BMW potwierdziło, że od 2024 roku wystawia swoją ekipę w długodystansowych mistrzostwach świata WEC. Niemiecka marka spróbuje podbić również 24h Le Mans. Nowy bolid właśnie wyjechał na tor. Czy przyciągnie zainteresowanie Roberta Kubicy?
Robert Kubica ma w planach starty w najwyższej klasie Hypercar w wyścigach długodystansowych WEC. Polski kierowca wspominał w mediach, że ma kilka ofert od producentów, którzy zamierzają dołączyć do stawki w sezonie 2023 i 2024. Jednym z potencjalnych pracodawców Kubicy może być właśnie BMW.
Zobacz: Robert Kubica na podium 24h Le Mans!
Do tej pory w tej klasie ścigały się marki Toyota oraz Alpine, a teraz dołączył Peugeot. W najbliższych miesiącach stawka WEC zostanie zasilona o kolejne marki, takie jak Porsche, Ferrari, Lamborghini czy Cadillac.
Niemiecka ekipa oficjalnie potwierdziła swój akces do długodystansowych mistrzostw świata WEC. Zespół przygotował nowy model BMW M Hybrid V8, który najpierw przetrze szlaki w amerykańskiej serii IMSA w 2023 roku, żeby w kolejnym sezonie wystartować już w WEC. Bolid pojawił się wczoraj po raz pierwszy na włoskim torze Varano de Melegari.
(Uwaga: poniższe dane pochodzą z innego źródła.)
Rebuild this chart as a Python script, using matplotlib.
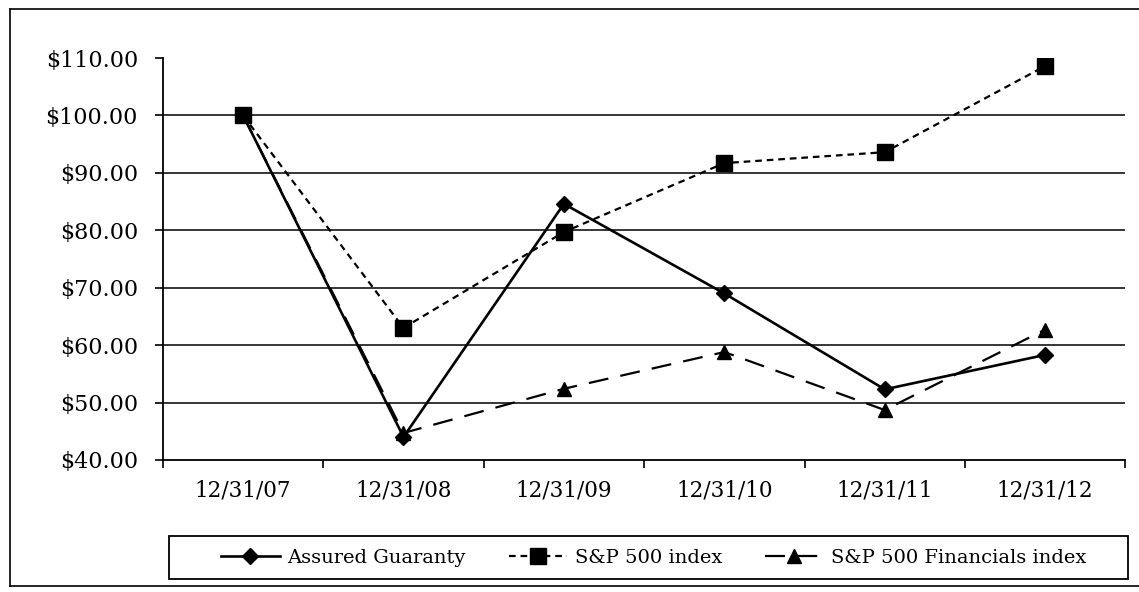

Decyzja o występach w IMSA od 2023 roku i WEC od 2024 roku to kamień milowy dla tego projektu. Poznałem smak 24h Le Mans podczas mojej pierwszej kadencji jako dyrektor generalny BMW M, więc jestem bardzo podekscytowany, że ponownie możemy rzucić wyzwanie temu wyścigowi jako BMW Motorsport
– zakomunikował Franciscus van Meel, dyrektor generalny BMW M GmbH. Ekipa z Monachium nie chce w pierwszym sezonie przedobrzyć z harmonogramem startów, ponieważ bolid jest w ciągłym rozwoju. Dlatego wybrano na początek starty w amerykańskiej serii.
Kierowcami testowymi BMW M Hybrid V8 są obecnie: Connor De Phillippi i Sheldon van der Linde. Kolejne jazdy testowe zaplanowano w sierpniu, a we wrześniu rozpoczną się kolejne jazdy w USA. Podczas tych wydarzeń zespół będzie sprawdzać różnych kierowców.
Przeczytaj: Koniec Alfa Romeo w F1? Co dalej z zespołem Roberta Kubicy?
Czy BMW sięgnie po Roberta Kubicę?
BMW poinformuje później, kto zajmie miejsca w zespole IMSA na sezon 2023 oraz WEC w 2024 roku. Niewykluczone, że Niemcy zdecydują się na Roberta Kubicę. W końcu obie strony dobrze się znają i mają długą historię współpracy.
Dzięki BMW Robert Kubica miał szansę zadebiutować w Formule 1. Polski kierowca zdobywał punkty dla zespołu BMW Sauber w latach 2006-2009, po czym producent wycofał się z F1. Po wielu latach Kubica pojawił się w 2020 roku w serii DTM za kierownicą BMW.
Jednym z nadrzędnych celów BMW po rozpoczęciu startów w WEC jest zwycięstwo w 24h Le Mans. Ostatni sukces niemieckiej marki w tym wyścigu miał miejsce w 1999 roku. Wtedy Joachim Winkelhock, Pierluigi Martini i Yannick Dalmas dojechali do mety na pierwszym miejscu.